The Fed has opted for a measured approach to monetary policy, stressing that rate decisions will depend on the evolving economic landscape. Given high geopolitical tensions and volatile economic data—such as the aftermath of natural disasters and labor strikes—meeting participants agreed that caution needs to be exercised in terms of any further steps.

Many committee members noted that estimating a neutral rate is challenging, which calls for a more gradual pace in rate cuts. This approach is aimed at balancing risks to both the economy and inflation, which most Fed officials believe is largely under control.

Navigating the Effects of U.S. Political Turmoil

The meeting occurred shortly after Donald Trump's presidential election victory, which many Fed members cited as a source of added uncertainty. While the minutes didn’t directly address the election's impact, several participants highlighted that the unpredictable political climate complicates decision-making amid volatile economic data.

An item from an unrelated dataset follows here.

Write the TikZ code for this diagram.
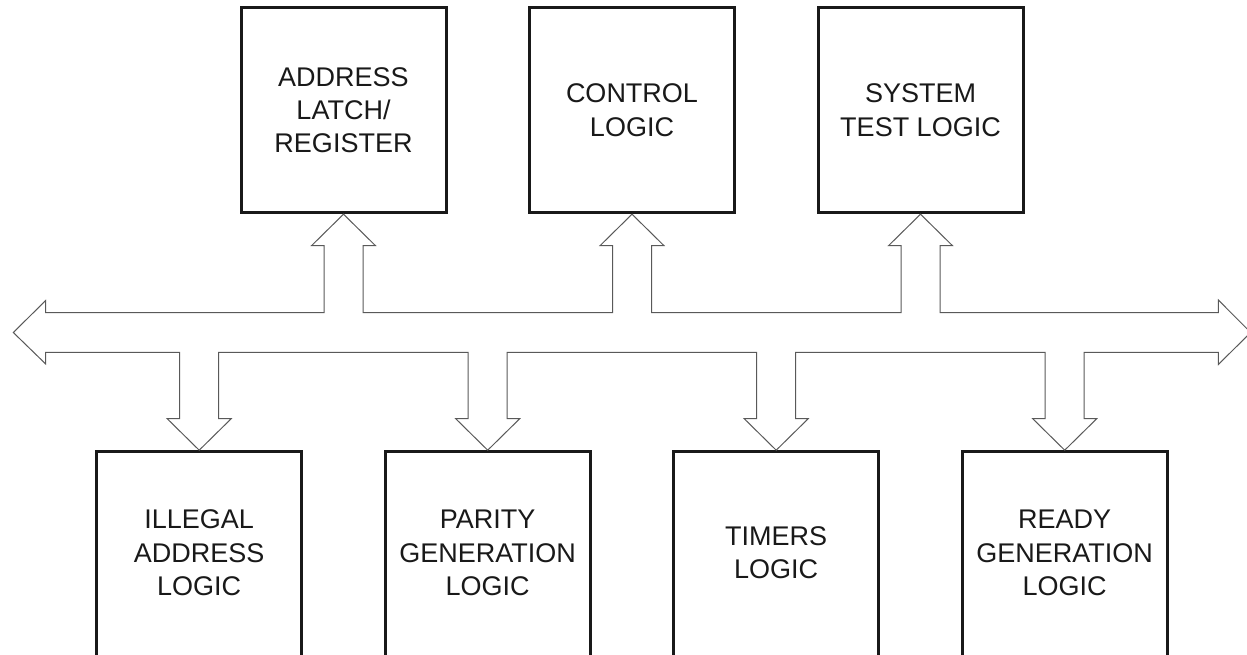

Trump’s proposed economic policies, including new tariffs and stricter border enforcement, are especially significant, as they could potentially affect both the U.S. economy and inflation.

Strong Economic Data Sparks Speculation on Fed Moves

The minutes stress the resilience of the U.S. economy, complicating decisions on future monetary policy adjustments.

A strong labor market and increasing consumer spending suggest that interest rates may already be nearing a neutral level. This could prompt the Fed to slow the pace of rate cuts to avoid excessive easing that might reignite inflation.

However, the minutes also indicate that if economic activity slows and labor market performance weakens, the Fed may accelerate monetary easing to support economic growth.

Future Prospects

Financial markets have already started pricing in a 25-basis-point rate cut for December 2024. However, many economists anticipate the Fed will adopt a cautious approach, basing its decisions on evolving economic conditions and political dynamics within the country.

The central challenge shaping the Fed's next steps lies in striking a balance between stimulating economic growth and keeping inflation in check amid uncertainties driven by both domestic and global economic pressures.